Ariel Swartley’s 1998 NYT article links The Thorn Birds to the tradition of medieval European romance. The article describes the objectification of Ralph as a priest uncritically or at least lightheartedly: “The ankle-length robe that Father Ralph de Bricassart favors is as effective in its way as knightly armor in both protecting and advertising the wearer’s virtues. And, like armor, the robe, as worn by Richard Chamberlain, parts in strategic places to reveal glimpses of the man within.” Ironically, this was written just a few years before The Boston Globe broke the news of the Church’s sex abuse scandal. This article also implies a disabled character, Anne Mueller, can’t possibly be Meggie’s sexual rival. For several reasons, this NYT essay aged quickly, but it’s a great explanation of pop culture fetishizing Ralph as a fictional priest.

Why would a book, or character like Mary or Meggie, fetishize a Catholic priest? It may seem unfathomable to us today, but possibly: as a powerful authority figure; lonely or unattainable “forbidden fruit;” or as an ego boost: “Would he betray his God for me?” Meggie has all of these fantasies, largely because of Ralph’s grooming. I’ve never agreed with the argument that Ralph compartmentalizes his love for Meggie or sees her almost as a different person from when she was a child. The text contradicts this, and their passion as adults is entirely based in their emotional bond from her childhood.

The Thorn Birds also works best if fans put priests on a pedestal morally, thinking they’re pure, irreproachable, and incapable of harm. Today, that interpretation is impossible, so I can’t see Ralph as a romantic love interest. In real life, trust and reverence towards authority figures, especially Catholic priests, helped enable them to sexually abuse children for decades without being prosecuted or even defrocked. After the decades of sex abuse revealed in the 2000s, cultural stereotypes of Catholic priests are now the polar opposites of those implicit in The Thorn Birds.

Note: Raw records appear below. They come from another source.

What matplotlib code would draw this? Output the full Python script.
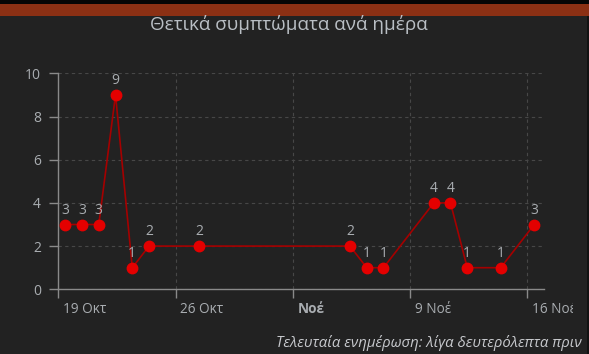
import matplotlib
matplotlib.use("Agg")
import matplotlib.pyplot as plt
import matplotlib.transforms as mtransforms
from matplotlib.patches import Rectangle
import pandas as pd

plt.rcParams['font.family'] = ['Open Sans', 'Noto Sans', 'DejaVu Sans']

# Daily positive cases
days = ["2020-10-19", "2020-10-20", "2020-10-21", "2020-10-22", "2020-10-23",
        "2020-10-24", "2020-10-27", "2020-11-05", "2020-11-06", "2020-11-07",
        "2020-11-10", "2020-11-11", "2020-11-12", "2020-11-14", "2020-11-16"]
cases = [3, 3, 3, 9, 1, 2, 2, 2, 1, 1, 4, 4, 1, 1, 3]

tick_days = ["2020-10-19", "2020-10-26", "2020-11-02", "2020-11-09", "2020-11-16"]
tick_labels = ["19 Οκτ", "26 Οκτ", "Νοέ", "9 Νοέ", "16 Νοέ"]
y_ticks = [0, 2, 4, 6, 8, 10]

title = "Θετικά συμπτώματα ανά ημέρα"
footnote = "Τελευταία ενημέρωση: λίγα δευτερόλεπτα πριν"

BG = "#222222"
AXIS = "#8a8a8a"
GRID = "#474747"
TEXT = "#a9adb1"
LINE = "#a50000"
MARK = "#e40000"

# reports are logged during the day, not at midnight
x = pd.to_datetime(days) + pd.Timedelta(hours=10)
xt = pd.to_datetime(tick_days)

fig = plt.figure(figsize=(5.89, 3.54), dpi=100, facecolor=BG)

# header strip and right border
fig.patches.append(Rectangle((0, 1 - 16 / 354), 1, 16 / 354, transform=fig.transFigure,
                             facecolor="#8b3014", edgecolor="none", zorder=0))
fig.patches.append(Rectangle((0, 1 - 3.5 / 354), 1, 3.5 / 354, transform=fig.transFigure,
                             facecolor="#050505", edgecolor="none", zorder=1))
fig.patches.append(Rectangle((1 - 2 / 589, 0), 2 / 589, 1 - 16 / 354, transform=fig.transFigure,
                             facecolor="#121212", edgecolor="none", zorder=1))

ax = fig.add_axes([58.3 / 589, 64.7 / 354, (544 - 58.3) / 589, (289.3 - 73.3) / 354])
ax.set_facecolor(BG)

ax.plot(x, cases, color=LINE, lw=1.2, zorder=3)
ax.plot(x, cases, ls="none", marker="o", ms=7.5, color=MARK, mec=MARK, zorder=4)

for xi, yi in zip(x, cases):
    ax.annotate(str(yi), (xi, yi), xytext=(0, 5), textcoords="offset points",
                ha="center", va="bottom", fontsize=10, color=TEXT, zorder=5)

ax.set_xlim(pd.Timestamp("2020-10-19"), pd.Timestamp("2020-10-19") + pd.Timedelta(days=29))
ax.set_ylim(0, 10)

ax.set_yticks(y_ticks)
ax.set_yticklabels([str(v) for v in y_ticks])
ax.set_xticks(xt)
ax.set_xticklabels(tick_labels)

for s in ["top", "right"]:
    ax.spines[s].set_visible(False)
for s in ["left", "bottom"]:
    ax.spines[s].set_color(AXIS)
    ax.spines[s].set_linewidth(1.0)

ax.tick_params(axis="y", length=6.5, width=1.0, color=AXIS, labelcolor=TEXT,
               labelsize=10, pad=6)
ax.tick_params(axis="x", length=6.5, width=1.0, color=AXIS, labelcolor=TEXT,
               labelsize=9.8, pad=3)

ax.grid(True, color=GRID, ls=(0, (3, 3)), lw=0.8, zorder=1)
ax.set_axisbelow(True)

fig.text(289 / 589, 1 - 25 / 354, title, ha="center", va="center",
         fontsize=13.6, color="#b9bec4")
fig.text(582 / 589, 1 - 343 / 354, footnote, ha="right", va="center",
         fontsize=10.7, color="#c8cace", style="italic")

fig.canvas.draw()

# date labels sit just right of their ticks; the last one runs off the panel edge
offset = mtransforms.ScaledTranslation(4.5 / 100, 0, fig.dpi_scale_trans)
edge = Rectangle((0, 0), 573 / 589, 1, transform=fig.transFigure)
for lab, txt in zip(ax.get_xticklabels(), tick_labels):
    lab.set_horizontalalignment("left")
    lab.set_transform(lab.get_transform() + offset)
    if txt == "Νοέ":
        lab.set_fontweight("bold")
    lab.set_clip_path(edge)
    lab.set_clip_on(True)

fig.savefig("out.png", dpi=100, facecolor=BG)
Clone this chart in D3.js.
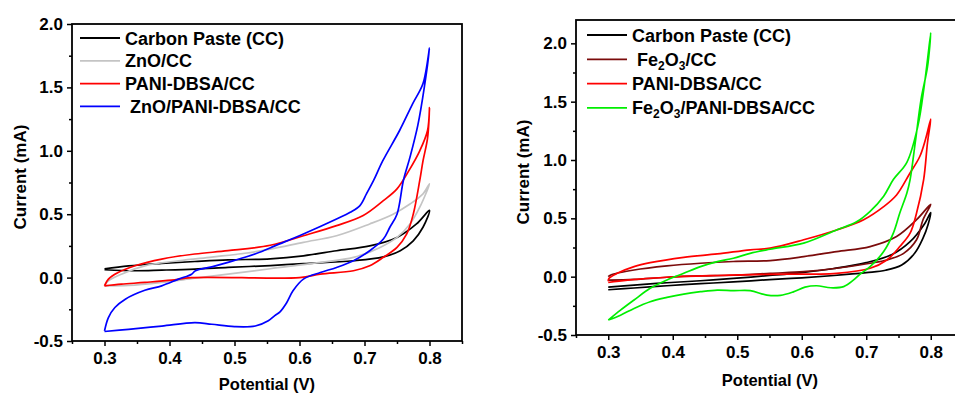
<!DOCTYPE html>
<html>
<head>
<meta charset="utf-8">
<script src="https://cdn.jsdelivr.net/npm/d3@7"></script>
<style>
	body { margin: 0; background: #fff; }
	svg text { font-family: "Liberation Sans", Arial, sans-serif; font-weight: bold; fill: #000; }
</style>
</head>
<body>
<svg id="chart" width="955" height="394"></svg>
<script>
// ---- left panel : ZnO series, [potential V, current mA] loops ----
const leftCarbon = [
	[0.3,0.07],[0.337,0.093],[0.388,0.112],[0.439,0.127],[0.49,0.14],[0.555,0.148],[0.606,0.172],
	[0.657,0.212],[0.708,0.25],[0.75,0.317],[0.78,0.423],[0.8,0.53],
	[0.79,0.397],[0.775,0.29],[0.755,0.212],[0.729,0.164],[0.683,0.133],[0.606,0.11],[0.555,0.095],
	[0.49,0.08],[0.439,0.067],[0.388,0.059],[0.347,0.054],[0.3,0.062]
] ;
const leftZnO = [
	[0.3,-0.06],[0.306,-0.025],[0.326,0.027],[0.362,0.093],[0.414,0.133],[0.465,0.162],[0.516,0.192],
	[0.555,0.225],[0.606,0.278],[0.657,0.33],[0.708,0.423],[0.744,0.5],[0.77,0.58],[0.79,0.66],[0.8,0.74],
	[0.785,0.555],[0.77,0.423],[0.75,0.317],[0.724,0.238],[0.683,0.159],[0.632,0.12],[0.555,0.07],
	[0.49,0.027],[0.439,-0.005],[0.388,-0.038],[0.337,-0.062],[0.3,-0.065]
] ;
const leftPani = [
	[0.3,-0.065],[0.306,-0.012],[0.321,0.04],[0.347,0.093],[0.388,0.146],[0.439,0.186],[0.49,0.212],
	[0.555,0.255],[0.606,0.33],[0.657,0.41],[0.698,0.49],[0.729,0.607],[0.75,0.7],[0.769,0.85],
	[0.785,1.0],[0.797,1.16],[0.8,1.34],
	[0.797,1.1],[0.79,0.92],[0.785,0.766],[0.775,0.5],[0.765,0.344],[0.75,0.238],[0.729,0.16],
	[0.708,0.093],[0.683,0.054],[0.632,0.027],[0.6,0.0],[0.434,0.0],[0.403,-0.02],[0.362,-0.038],
	[0.326,-0.052],[0.3,-0.065]
] ;
const leftZnOPani = [
	[0.3,-0.42],[0.306,-0.315],[0.316,-0.236],[0.332,-0.17],[0.362,-0.1],[0.388,-0.065],[0.414,-0.012],
	[0.434,0.027],[0.44,0.054],[0.465,0.085],[0.49,0.12],[0.516,0.16],[0.542,0.206],[0.562,0.25],
	[0.606,0.344],[0.657,0.462],[0.678,0.515],[0.693,0.568],[0.703,0.66],[0.714,0.766],[0.728,0.92],
	[0.754,1.16],[0.774,1.37],[0.79,1.53],[0.8,1.81],
	[0.792,1.5],[0.782,1.2],[0.77,0.95],[0.76,0.77],[0.75,0.5],[0.739,0.397],[0.729,0.304],[0.708,0.212],
	[0.683,0.133],[0.657,0.08],[0.632,0.04],[0.606,-0.012],[0.59,-0.104],[0.58,-0.2],[0.57,-0.27],
	[0.562,-0.3],[0.552,-0.34],[0.532,-0.382],[0.5,-0.387],[0.465,-0.368],[0.439,-0.355],[0.388,-0.382],
	[0.337,-0.408],[0.3,-0.425]
] ;

// ---- right panel : Fe2O3 series ----
const rightCarbon = [
	[0.3,-0.09],[0.34,-0.072],[0.391,-0.052],[0.443,-0.035],[0.494,-0.015],[0.55,0.01],[0.6,0.035],
	[0.65,0.07],[0.7,0.12],[0.74,0.19],[0.768,0.3],[0.79,0.45],[0.8,0.55],
	[0.796,0.45],[0.788,0.33],[0.775,0.2],[0.755,0.1],[0.73,0.055],[0.7,0.035],[0.65,0.01],[0.6,-0.01],
	[0.55,-0.025],[0.494,-0.045],[0.443,-0.06],[0.391,-0.078],[0.34,-0.097],[0.3,-0.112]
] ;
const rightFe = [
	[0.3,0.0],[0.304,0.015],[0.34,0.057],[0.391,0.092],[0.443,0.115],[0.494,0.13],[0.551,0.138],
	[0.603,0.172],[0.654,0.215],[0.706,0.258],[0.747,0.344],[0.778,0.488],[0.8,0.62],
	[0.788,0.488],[0.778,0.316],[0.758,0.2],[0.732,0.143],[0.706,0.115],[0.654,0.072],[0.603,0.043],
	[0.551,0.029],[0.494,0.012],[0.443,0.006],[0.391,-0.005],[0.34,-0.023],[0.3,-0.03]
] ;
const rightPani = [
	[0.3,-0.04],[0.301,-0.015],[0.314,0.029],[0.34,0.086],[0.365,0.12],[0.417,0.166],[0.469,0.195],
	[0.52,0.23],[0.551,0.244],[0.603,0.316],[0.654,0.4],[0.696,0.488],[0.727,0.6],[0.747,0.7],
	[0.767,0.88],[0.783,1.03],[0.792,1.18],[0.8,1.35],
	[0.795,1.15],[0.789,0.832],[0.778,0.545],[0.768,0.373],[0.752,0.258],[0.732,0.143],[0.706,0.072],
	[0.654,0.029],[0.551,0.02],[0.469,0.01],[0.391,-0.005],[0.33,-0.03],[0.3,-0.05]
] ;
const rightFePani = [
	[0.3,-0.372],[0.319,-0.287],[0.34,-0.2],[0.365,-0.1],[0.391,-0.028],[0.417,0.029],[0.443,0.086],
	[0.469,0.129],[0.494,0.158],[0.52,0.2],[0.551,0.235],[0.603,0.287],[0.654,0.4],[0.685,0.47],
	[0.706,0.56],[0.727,0.69],[0.742,0.832],[0.763,0.98],[0.78,1.29],[0.79,1.64],[0.8,2.09],
	[0.795,1.8],[0.785,1.52],[0.776,1.15],[0.768,0.832],[0.763,0.717],[0.752,0.545],[0.742,0.373],
	[0.727,0.215],[0.706,0.086],[0.69,0.02],[0.68,-0.03],[0.665,-0.085],[0.645,-0.095],[0.623,-0.078],
	[0.605,-0.09],[0.587,-0.13],[0.567,-0.16],[0.546,-0.158],[0.52,-0.12],[0.494,-0.12],[0.469,-0.115],
	[0.443,-0.129],[0.417,-0.149],[0.391,-0.178],[0.365,-0.215],[0.34,-0.272],[0.319,-0.33],[0.3,-0.372]
] ;

const xTicks = [0.3, 0.4, 0.5, 0.6, 0.7, 0.8] ;
const xMinor = [0.25, 0.35, 0.45, 0.55, 0.65, 0.75, 0.85] ;
const yTicks = [-0.5, 0.0, 0.5, 1.0, 1.5, 2.0] ;
const yMinor = [-0.25, 0.25, 0.75, 1.25, 1.75] ;

const leftLabels = [ 'Carbon Paste (CC)', 'ZnO/CC', 'PANI-DBSA/CC', ' ZnO/PANI-DBSA/CC' ] ;
const rightLabels = [ 'Carbon Paste (CC)', ' Fe|2|O|3|/CC', 'PANI-DBSA/CC', 'Fe|2|O|3|/PANI-DBSA/CC' ] ;

const panels = [
	{
		geom: { left: 72, right: 462, top: 24, bottom: 341, yMax: 2.0,
			yTitle: [26, 177], xTitle: [267, 390], legend: [80, 38, 22.8] },
		series: [ leftCarbon, leftZnO, leftPani, leftZnOPani ],
		colors: [ '#000000', '#c4c4c4', '#ff0000', '#0000ff' ],
		labels: leftLabels
	},
	{
		geom: { left: 576, right: 963, top: 20, bottom: 335, yMax: 2.2,
			yTitle: [529, 172], xTitle: [770, 386], legend: [587, 35, 24.3] },
		series: [ rightCarbon, rightFe, rightPani, rightFePani ],
		colors: [ '#000000', '#7b0b0b', '#ff0000', '#00ee00' ],
		labels: rightLabels
	}
] ;

const svg = d3.select('#chart') ;

panels.forEach( p => {
	const g = p.geom ;
	const x = d3.scaleLinear().domain( [0.25, 0.85] ).range( [g.left, g.right] ) ;
	const y = d3.scaleLinear().domain( [-0.5, g.yMax] ).range( [g.bottom, g.top] ) ;
	const panel = svg.append( 'g' ) ;

	// curves first, frame on top
	const line = d3.line().x( d => x(d[0]) ).y( d => y(d[1]) ).curve( d3.curveCatmullRom.alpha(0.5) ) ;
	p.series.forEach( (s, i) => {
		panel.append( 'path' )
			.datum( s )
			.attr( 'd', line )
			.attr( 'fill', 'none' )
			.attr( 'stroke', p.colors[i] )
			.attr( 'stroke-width', 1.7 )
			.attr( 'stroke-linejoin', 'round' ) ;
	} ) ;

	const styleAxis = sel => {
		sel.select( '.domain' ).remove() ;
		sel.selectAll( 'line' ).attr( 'stroke', '#000' ).attr( 'stroke-width', 1.5 ) ;
		sel.selectAll( 'text' ).attr( 'font-size', 17 ) ;
	} ;

	panel.append( 'g' )
		.attr( 'transform', 'translate(0,' + g.bottom + ')' )
		.call( d3.axisBottom(x).tickValues(xTicks).tickSize(5).tickPadding(6).tickFormat( d => d.toFixed(1) ) )
		.call( styleAxis ) ;
	panel.append( 'g' )
		.attr( 'transform', 'translate(0,' + g.bottom + ')' )
		.call( d3.axisBottom(x).tickValues(xMinor).tickSize(3).tickFormat('') )
		.call( styleAxis ) ;
	panel.append( 'g' )
		.attr( 'transform', 'translate(' + g.left + ',0)' )
		.call( d3.axisLeft(y).tickValues(yTicks).tickSize(5).tickPadding(4).tickFormat( d => d.toFixed(1) ) )
		.call( styleAxis ) ;
	panel.append( 'g' )
		.attr( 'transform', 'translate(' + g.left + ',0)' )
		.call( d3.axisLeft(y).tickValues(yMinor).tickSize(3).tickFormat('') )
		.call( styleAxis ) ;

	panel.append( 'rect' )
		.attr( 'x', g.left ).attr( 'y', g.top )
		.attr( 'width', g.right - g.left ).attr( 'height', g.bottom - g.top )
		.attr( 'fill', 'none' ).attr( 'stroke', '#000' ).attr( 'stroke-width', 1.8 ) ;

	panel.append( 'text' )
		.attr( 'transform', 'translate(' + g.yTitle[0] + ',' + g.yTitle[1] + ') rotate(-90)' )
		.attr( 'text-anchor', 'middle' )
		.attr( 'font-size', 17 )
		.text( 'Current (mA)' ) ;
	panel.append( 'text' )
		.attr( 'x', g.xTitle[0] ).attr( 'y', g.xTitle[1] )
		.attr( 'text-anchor', 'middle' )
		.attr( 'font-size', 16.5 )
		.text( 'Potential (V)' ) ;

	// legend
	const lg = panel.append( 'g' ) ;
	p.labels.forEach( (lab, i) => {
		const ly = g.legend[1] + i * g.legend[2] ;
		lg.append( 'line' )
			.attr( 'x1', g.legend[0] ).attr( 'x2', g.legend[0] + 40 )
			.attr( 'y1', ly ).attr( 'y2', ly )
			.attr( 'stroke', p.colors[i] ).attr( 'stroke-width', 1.8 ) ;
		const t = lg.append( 'text' )
			.attr( 'x', g.legend[0] + 45 ).attr( 'y', ly + 6.5 )
			.attr( 'font-size', 18 )
			.attr( 'xml:space', 'preserve' ) ;
		// '|' splits normal text from subscripts
		lab.split( '|' ).forEach( (part, k) => {
			const sub = k % 2 == 1 ;
			t.append( 'tspan' )
				.attr( 'font-size', sub ? 12 : 18 )
				.attr( 'dy', sub ? 4 : (k > 0 ? -4 : 0) )
				.text( part ) ;
		} ) ;
	} ) ;
} ) ;
</script>
</body>
</html>
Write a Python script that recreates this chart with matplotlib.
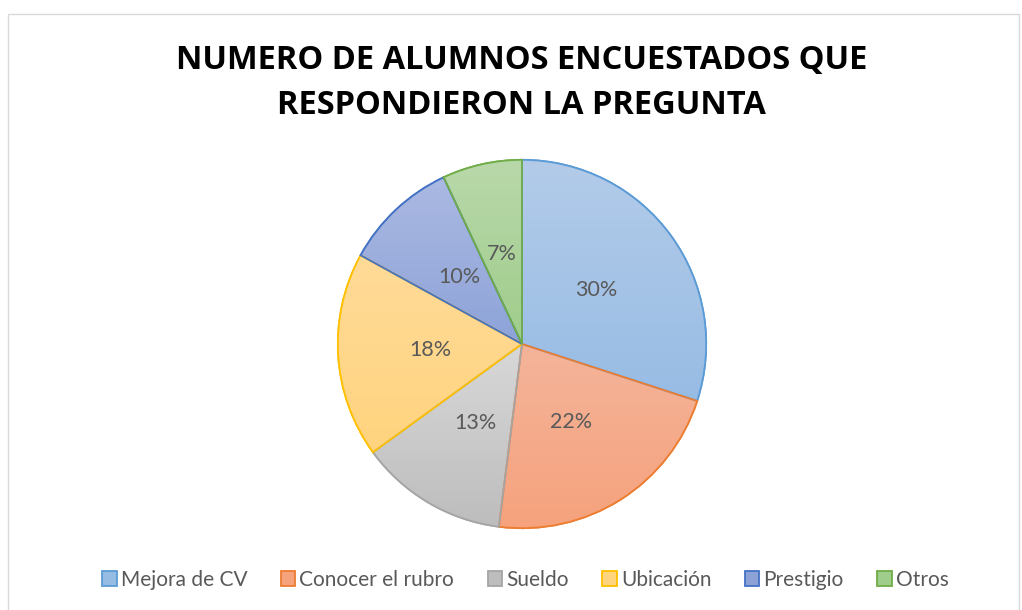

Finally, most of the characters in The Thorn Birds are terrible people. Meggie’s mother, Fiona (“Fee”), has so much internalized misogyny that she openly prefers her sons and ignores her only daughter. As a young adult, Meggie pursues Ralph, who had inappropriate boundaries with her when she was a child. Meggie and her husband, Luke, sexually assault each other during their marriage. Luke rapes her on their wedding night, and Meggie later stealths him. As an adult, Meggie is responsible for her own actions. Her parents and Ralph are also to blame for shaping her dangerous ideas of gender and relationships since she was a child.